Dataset rows —
+ + + +

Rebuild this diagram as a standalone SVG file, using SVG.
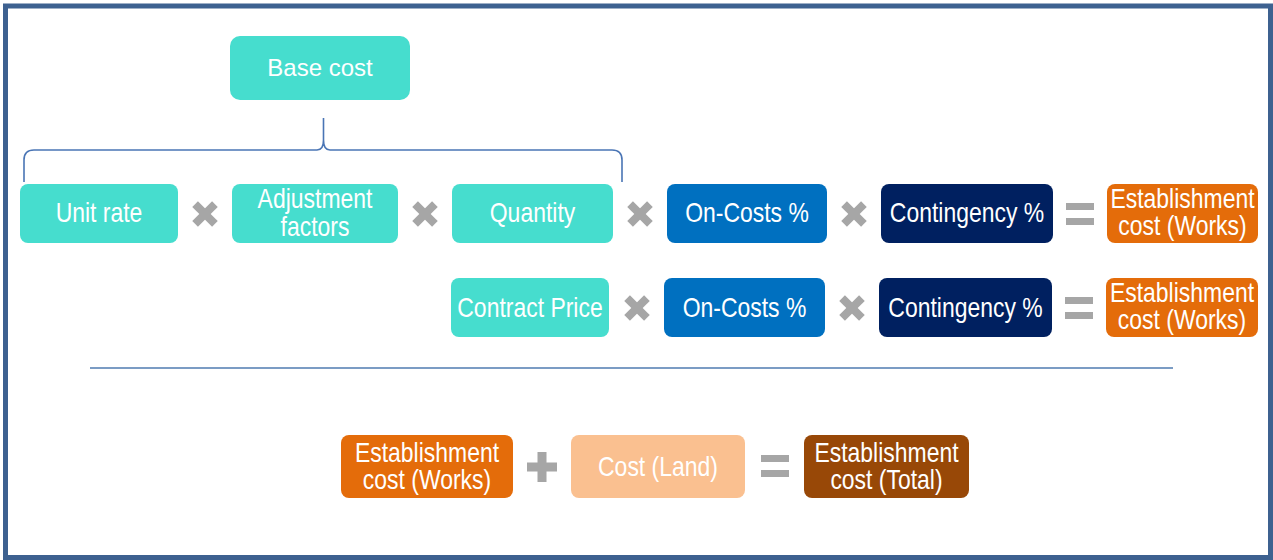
<svg xmlns="http://www.w3.org/2000/svg" width="1273" height="560" viewBox="0 0 1273 560">
  <style>
    .box { stroke: none; }
    .teal { fill: #46DDCE; }
    .blue { fill: #0070C0; }
    .navy { fill: #002060; }
    .orange { fill: #E46C0A; }
    .peach { fill: #FAC090; }
    .brown { fill: #984807; }
    /* condensed white labels: Arial metrics squeezed horizontally via transform */
    .lbl { font-family: "Liberation Sans", Arial, sans-serif; font-size: 28px; fill: #FFFFFF; text-anchor: middle; }
    .base { font-family: "Liberation Sans", Arial, sans-serif; font-size: 24px; fill: #FFFFFF; text-anchor: middle; }
    .op { fill: #A6A6A6; }
    .brace { fill: none; stroke: #4A75B5; stroke-width: 1.6; }
    .rule { stroke: #4F7BB0; stroke-width: 1.5; }
  </style>
  <defs>
    <!-- multiply sign -->
    <g id="times" class="op">
      <rect x="-14" y="-4" width="28" height="8" transform="rotate(45)"/>
      <rect x="-14" y="-4" width="28" height="8" transform="rotate(-45)"/>
    </g>
    <!-- plus sign -->
    <g id="plus" class="op">
      <rect x="-15" y="-4.5" width="30" height="9"/>
      <rect x="-4.5" y="-15" width="9" height="30"/>
    </g>
    <!-- equals sign -->
    <g id="equals" class="op">
      <rect x="-14" y="-11" width="28" height="7"/>
      <rect x="-14" y="4" width="28" height="7"/>
    </g>
  </defs>

  <rect width="1273" height="560" fill="#FFFFFF"/>
  <!-- frame -->
  <rect x="5.5" y="6" width="1265" height="551.5" fill="none" stroke="#3D6190" stroke-width="5"/>

  <!-- connectors: brace, separator and operators -->
  <g id="connectors">
    <path class="brace" d="M24,182 V160 Q24,150 34,150 H317 Q323.5,150 323.5,140 V118 M323.5,140 Q323.5,150 330,150 H612 Q622,150 622,160 V182"/>
    <line class="rule" x1="90" y1="368" x2="1173" y2="368"/>
    <use href="#times" x="205" y="214"/>
    <use href="#times" x="425" y="214"/>
    <use href="#times" x="640" y="214"/>
    <use href="#times" x="854" y="214"/>
    <use href="#equals" x="1080" y="214"/>
    <use href="#times" x="637" y="308"/>
    <use href="#times" x="852" y="308"/>
    <use href="#equals" x="1079" y="308"/>
    <use href="#plus" x="542" y="467"/>
    <use href="#equals" x="775" y="466"/>
  </g>

  <g id="base-cost">
    <rect class="box teal" x="230" y="36" width="180" height="64" rx="10"/>
    <text class="base" x="320" y="76">Base cost</text>
  </g>

  <!-- row 1 -->
  <g id="unit-rate">
    <rect class="box teal" x="20" y="184" width="158" height="59" rx="8"/>
    <text class="lbl" transform="translate(99 222) scale(0.82 1)">Unit rate</text>
  </g>
  <g id="adjustment-factors">
    <rect class="box teal" x="232" y="184" width="166" height="59" rx="8"/>
    <text class="lbl" transform="translate(315 207.5) scale(0.82 1)">Adjustment</text>
    <text class="lbl" transform="translate(315 235.5) scale(0.82 1)">factors</text>
  </g>
  <g id="quantity">
    <rect class="box teal" x="452" y="184" width="161" height="59" rx="8"/>
    <text class="lbl" transform="translate(532.5 222) scale(0.82 1)">Quantity</text>
  </g>
  <g id="on-costs-1">
    <rect class="box blue" x="667" y="184" width="160" height="59" rx="8"/>
    <text class="lbl" transform="translate(747 222) scale(0.82 1)">On-Costs %</text>
  </g>
  <g id="contingency-1">
    <rect class="box navy" x="881" y="184" width="172" height="59" rx="8"/>
    <text class="lbl" transform="translate(967 222) scale(0.82 1)">Contingency %</text>
  </g>
  <g id="establishment-works-1">
    <rect class="box orange" x="1107" y="184" width="151" height="59" rx="8"/>
    <text class="lbl" transform="translate(1182.5 207.5) scale(0.82 1)">Establishment</text>
    <text class="lbl" transform="translate(1182.5 235) scale(0.82 1)">cost (Works)</text>
  </g>

  <!-- row 2 -->
  <g id="contract-price">
    <rect class="box teal" x="451" y="278" width="158" height="59" rx="8"/>
    <text class="lbl" transform="translate(530 317) scale(0.82 1)">Contract Price</text>
  </g>
  <g id="on-costs-2">
    <rect class="box blue" x="664" y="278" width="161" height="59" rx="8"/>
    <text class="lbl" transform="translate(744.5 317) scale(0.82 1)">On-Costs %</text>
  </g>
  <g id="contingency-2">
    <rect class="box navy" x="879" y="278" width="173" height="59" rx="8"/>
    <text class="lbl" transform="translate(965.5 317) scale(0.82 1)">Contingency %</text>
  </g>
  <g id="establishment-works-2">
    <rect class="box orange" x="1106" y="278" width="152" height="59" rx="8"/>
    <text class="lbl" transform="translate(1182 301.5) scale(0.82 1)">Establishment</text>
    <text class="lbl" transform="translate(1182 329) scale(0.82 1)">cost (Works)</text>
  </g>

  <!-- total -->
  <g id="establishment-works-3">
    <rect class="box orange" x="341" y="435" width="172" height="63" rx="8"/>
    <text class="lbl" transform="translate(427 461.5) scale(0.82 1)">Establishment</text>
    <text class="lbl" transform="translate(427 489) scale(0.82 1)">cost (Works)</text>
  </g>
  <g id="cost-land">
    <rect class="box peach" x="571" y="435" width="174" height="63" rx="8"/>
    <text class="lbl" transform="translate(658 476) scale(0.82 1)">Cost (Land)</text>
  </g>
  <g id="establishment-total">
    <rect class="box brown" x="804" y="435" width="165" height="63" rx="8"/>
    <text class="lbl" transform="translate(886.5 461.5) scale(0.82 1)">Establishment</text>
    <text class="lbl" transform="translate(886.5 489) scale(0.82 1)">cost (Total)</text>
  </g>
</svg>
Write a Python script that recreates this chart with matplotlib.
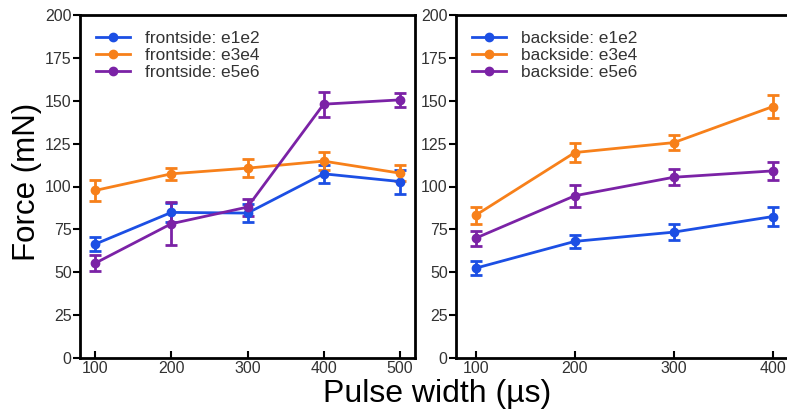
import matplotlib
matplotlib.use("Agg")
import matplotlib.pyplot as plt
from matplotlib.lines import Line2D

plt.rcParams['font.family'] = ['Liberation Sans', 'DejaVu Sans']

pulse_front = [100, 200, 300, 400, 500]
pulse_back = [100, 200, 300, 400]

front_e1e2 = [66.4, 84.9, 84.5, 107.4, 102.9]
front_e1e2_err = [4.0, 5.5, 5.3, 5.3, 7.0]
front_e3e4 = [97.7, 107.4, 110.7, 114.8, 107.8]
front_e3e4_err = [6.0, 3.5, 5.3, 5.4, 4.5]
front_e5e6 = [55.3, 78.3, 88.0, 148.0, 150.5]
front_e5e6_err = [4.5, 12.4, 5.0, 7.3, 4.0]

back_e1e2 = [52.4, 68.0, 73.4, 82.5]
back_e1e2_err = [3.9, 3.9, 4.6, 5.6]
back_e3e4 = [83.3, 119.8, 125.6, 146.6]
back_e3e4_err = [4.9, 5.4, 4.4, 6.9]
back_e5e6 = [69.9, 94.6, 105.4, 109.1]
back_e5e6_err = [4.4, 6.4, 4.8, 5.4]

labels_front = ["frontside: e1e2", "frontside: e3e4", "frontside: e5e6"]
labels_back = ["backside: e1e2", "backside: e3e4", "backside: e5e6"]
colors = ["#1c4fe4", "#f7801a", "#7b22a6"]
yticks = [0, 25, 50, 75, 100, 125, 150, 175, 200]

W, H = 787, 417
fig = plt.figure(figsize=(W / 100, H / 100), dpi=100)

ax1 = fig.add_axes([80 / W, 1 - 358 / H, (415 - 80) / W, (358 - 15) / H])
ax2 = fig.add_axes([456 / W, 1 - 358 / H, 341.6 / W, (358 - 15) / H])

def draw(ax, x, series, errs, labels, xlim):
    handles = []
    for y, e, lab, c in zip(series, errs, labels, colors):
        ax.errorbar(x, y, yerr=e, color=c, lw=2, marker='o', ms=6,
                    capsize=4, capthick=2, elinewidth=2)
        handles.append(Line2D([], [], color=c, lw=2, marker='o', ms=6))
    ax.set_xlim(*xlim)
    ax.set_ylim(0, 200)
    ax.set_yticks(yticks)
    ax.set_xticks(x)
    for s in ax.spines.values():
        s.set_linewidth(2)
    ax.tick_params(axis='y', direction='out', length=5, width=1.5,
                   labelsize=11.5, labelcolor='#333333', pad=1)
    ax.tick_params(axis='x', direction='in', length=5, width=1.5,
                   labelsize=11.5, labelcolor='#333333', pad=2)
    leg = ax.legend(handles, labels, loc='upper left', frameon=False,
                    fontsize=12.4, labelspacing=0.12, handlelength=2.0,
                    borderaxespad=0.5, handletextpad=0.9)
    for t in leg.get_texts():
        t.set_color('#333333')

draw(ax1, pulse_front, [front_e1e2, front_e3e4, front_e5e6],
     [front_e1e2_err, front_e3e4_err, front_e5e6_err], labels_front, (80, 520))
draw(ax2, pulse_back, [back_e1e2, back_e3e4, back_e5e6],
     [back_e1e2_err, back_e3e4_err, back_e5e6_err], labels_back, (80, 425))

fig.text(27 / W, 1 - 182 / H, "Force (mN)", rotation=90, fontsize=22.5,
         ha='center', va='center')
fig.text(437 / W, 1 - 402 / H, "Pulse width (µs)", fontsize=23,
         ha='center', va='baseline')

fig.savefig("out.png", dpi=100)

+ + + +

Problem — Print out, exactly and with nothing added, the lines starting at the line holding "Write a Python" and ending at the line holding "back_e5e6_err = [4.4, 6.4, 4.8, 5.4]", minus any pictures.

Reply —
Write a Python script that recreates this chart with matplotlib.
import matplotlib
matplotlib.use("Agg")
import matplotlib.pyplot as plt
from matplotlib.lines import Line2D

plt.rcParams['font.family'] = ['Liberation Sans', 'DejaVu Sans']

pulse_front = [100, 200, 300, 400, 500]
pulse_back = [100, 200, 300, 400]

front_e1e2 = [66.4, 84.9, 84.5, 107.4, 102.9]
front_e1e2_err = [4.0, 5.5, 5.3, 5.3, 7.0]
front_e3e4 = [97.7, 107.4, 110.7, 114.8, 107.8]
front_e3e4_err = [6.0, 3.5, 5.3, 5.4, 4.5]
front_e5e6 = [55.3, 78.3, 88.0, 148.0, 150.5]
front_e5e6_err = [4.5, 12.4, 5.0, 7.3, 4.0]

back_e1e2 = [52.4, 68.0, 73.4, 82.5]
back_e1e2_err = [3.9, 3.9, 4.6, 5.6]
back_e3e4 = [83.3, 119.8, 125.6, 146.6]
back_e3e4_err = [4.9, 5.4, 4.4, 6.9]
back_e5e6 = [69.9, 94.6, 105.4, 109.1]
back_e5e6_err = [4.4, 6.4, 4.8, 5.4]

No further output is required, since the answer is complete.